I was surfing through ebay the other day, and saw that they now have a category for Foodservice & Kitchen Equipment. I've gotten some really great deals on computer items and other stuff; and I've spent as much as $600 on items sight unseen (a $1300 Dell 21" monitor, specifically). I wonder how many of you would buy a piece of used refrigeration or a prep table from an online auction? Would it help if it was a dealer who was auctioning the piece?


----------



## cookm (Aug 8, 2000)

One of the owners of the catering comapny I work for regularly cruises Ebay. He's gotten some good deals. One of them, an F. **** sausage stuffer for a ridiculous price. Haven't bought big pieces of equipment, but so far, so good.


----------



## mudbug (Dec 30, 1999)

Just use common sense, look at the seller's ratings and make sure you know the current market value of what you're buying so you can make sure you are really getting a deal, and don't forget shipping. 

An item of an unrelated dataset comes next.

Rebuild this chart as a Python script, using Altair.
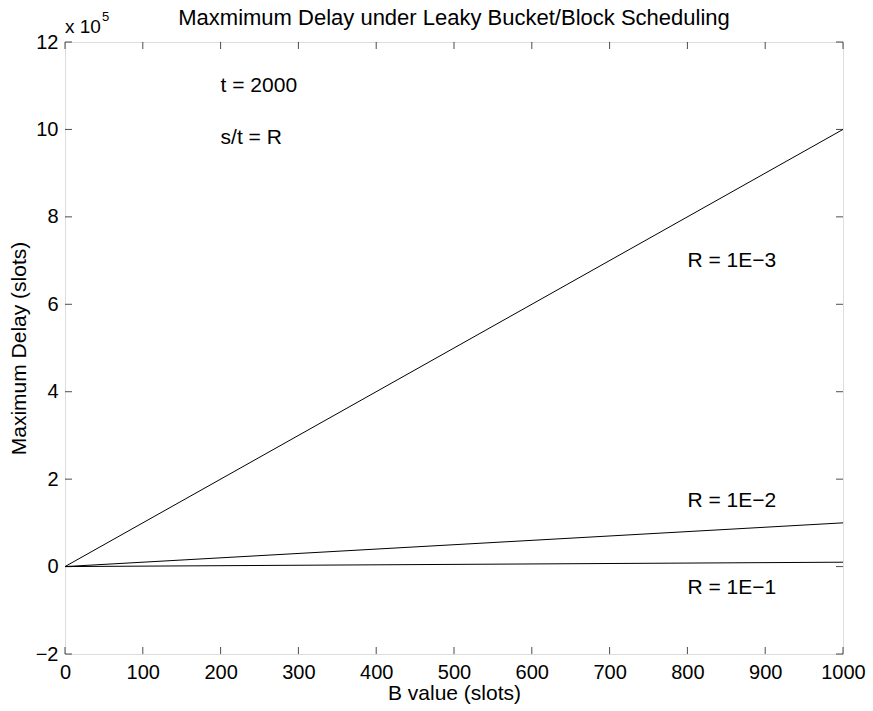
import altair as alt
import pandas as pd

# ---- data ----
b_values = [0, 1000]
delay_r_1e3 = [0, 10]      # x 1e5 slots
delay_r_1e2 = [0, 1]
delay_r_1e1 = [0, 0.1]
series_names = ["R = 1E-3", "R = 1E-2", "R = 1E-1"]

x_ticks = [0, 100, 200, 300, 400, 500, 600, 700, 800, 900, 1000]
y_ticks = [-2, 0, 2, 4, 6, 8, 10, 12]

ann_text = ["t = 2000", "s/t = R", "R = 1E\u22123", "R = 1E\u22122", "R = 1E\u22121"]
ann_x = [200, 200, 800, 800, 800]
ann_y = [11, 9.8, 7, 1.5, -0.5]

title_text = "Maxmimum Delay under Leaky Bucket/Block Scheduling"

FONT = "Liberation Sans"
FS = 21
TFS = 20

rows = []
for name, vals in zip(series_names, [delay_r_1e3, delay_r_1e2, delay_r_1e1]):
    for b, v in zip(b_values, vals):
        rows.append({"B": b, "D": v, "series": name})
df = pd.DataFrame(rows)

ann_df = pd.DataFrame({"B": ann_x, "D": ann_y, "label": ann_text})
xt_df = pd.DataFrame({"B": x_ticks, "Dlo": [-2] * len(x_ticks), "Dhi": [12] * len(x_ticks)})
yt_df = pd.DataFrame({"D": y_ticks, "Blo": [0] * len(y_ticks), "Bhi": [1000] * len(y_ticks)})
exp_df = pd.DataFrame({"B": [0], "D": [12]})
title_df = pd.DataFrame({"B": [500], "D": [12], "label": [title_text]})

xscale = alt.Scale(domain=[0, 1000], nice=False, zero=False)
yscale = alt.Scale(domain=[-2, 12], nice=False, zero=False)

x_axis = alt.Axis(values=x_ticks, format="d", tickSize=0, domain=False, grid=False,
                  labelFlush=False, labelOverlap=False, labelBound=False,
                  labelPadding=8, labelFontSize=TFS, labelFont=FONT, labelColor="black",
                  title="B value (slots)", titleFont=FONT, titleFontSize=FS,
                  titleFontWeight="normal", titleColor="black", titlePadding=0)
y_axis = alt.Axis(values=y_ticks, format="d", tickSize=0, domain=False, grid=False,
                  labelFlush=False, labelOverlap=False, labelBound=False,
                  labelPadding=7, labelFontSize=TFS, labelFont=FONT, labelColor="black",
                  title="Maximum Delay (slots)", titleFont=FONT, titleFontSize=FS,
                  titleFontWeight="normal", titleColor="black", titlePadding=6)

lines = alt.Chart(df).mark_line(color="black", strokeWidth=1, clip=True).encode(
    x=alt.X("B:Q", scale=xscale, axis=x_axis),
    y=alt.Y("D:Q", scale=yscale, axis=y_axis),
    detail="series:N",
)

ann = alt.Chart(ann_df).mark_text(align="left", baseline="middle", font=FONT,
                                  fontSize=FS, color="black").encode(
    x=alt.X("B:Q", scale=xscale), y=alt.Y("D:Q", scale=yscale), text="label:N")

title_mark = alt.Chart(title_df).mark_text(align="center", baseline="middle", font=FONT,
                                           fontSize=22, color="black", dy=-24).encode(
    x=alt.X("B:Q", scale=xscale), y=alt.Y("D:Q", scale=yscale), text="label:N")

tick_bottom = alt.Chart(xt_df).mark_tick(orient="vertical", color="black", thickness=1,
                                         size=7, yOffset=-3.5).encode(
    x=alt.X("B:Q", scale=xscale), y=alt.Y("Dlo:Q", scale=yscale))
tick_top = alt.Chart(xt_df).mark_tick(orient="vertical", color="black", thickness=1,
                                      size=7, yOffset=3.5).encode(
    x=alt.X("B:Q", scale=xscale), y=alt.Y("Dhi:Q", scale=yscale))
tick_left = alt.Chart(yt_df).mark_tick(orient="horizontal", color="black", thickness=1,
                                       size=7, xOffset=3.5).encode(
    x=alt.X("Blo:Q", scale=xscale), y=alt.Y("D:Q", scale=yscale))
tick_right = alt.Chart(yt_df).mark_tick(orient="horizontal", color="black", thickness=1,
                                        size=7, xOffset=-3.5).encode(
    x=alt.X("Bhi:Q", scale=xscale), y=alt.Y("D:Q", scale=yscale))

exp_base = alt.Chart(exp_df).mark_text(align="left", baseline="alphabetic", font=FONT,
                                       fontSize=19, color="black", dy=-9).encode(
    x=alt.X("B:Q", scale=xscale), y=alt.Y("D:Q", scale=yscale), text=alt.value("x 10"))
exp_sup = alt.Chart(exp_df).mark_text(align="left", baseline="alphabetic", font=FONT,
                                      fontSize=13, color="black", dx=37, dy=-21).encode(
    x=alt.X("B:Q", scale=xscale), y=alt.Y("D:Q", scale=yscale), text=alt.value("5"))

chart = alt.layer(lines, ann, title_mark, tick_bottom, tick_top, tick_left, tick_right,
                  exp_base, exp_sup).properties(
    width=778, height=612,
    autosize=alt.AutoSizeParams(type="none"),
    padding={"left": 65, "top": 42, "right": 30, "bottom": 57},
).configure_view(stroke="black", strokeWidth=1.3).configure(background="white")

chart.save("out.html", embed_options={"renderer": "svg", "actions": False})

I hear stories all the time of people selling stuff and people paying much more than they have to because they are caught up in the auction environment and not shopping wisely.

It's a sellers market.


----------



## nick.shu (Jul 18, 2000)

consider this, you buy something like a combitherm oven for say, $6,000.00. Brand new you would pay something like $15,000.00. Remember, this is comparative so, exchange rates or currency doesnt really matter.

So, what happens if your cheap combi oven wears out, say after only 3 months work.

Now you have to remember that mr 15k oven is brand new with warranty and mr 6k does not.

Especially with auctions, the extremely old saying "caveat emptor" does apply, especially unseen and untested equipment.

To save 1/2 price on equipment that costs you 4 times that is no saving at all.


----------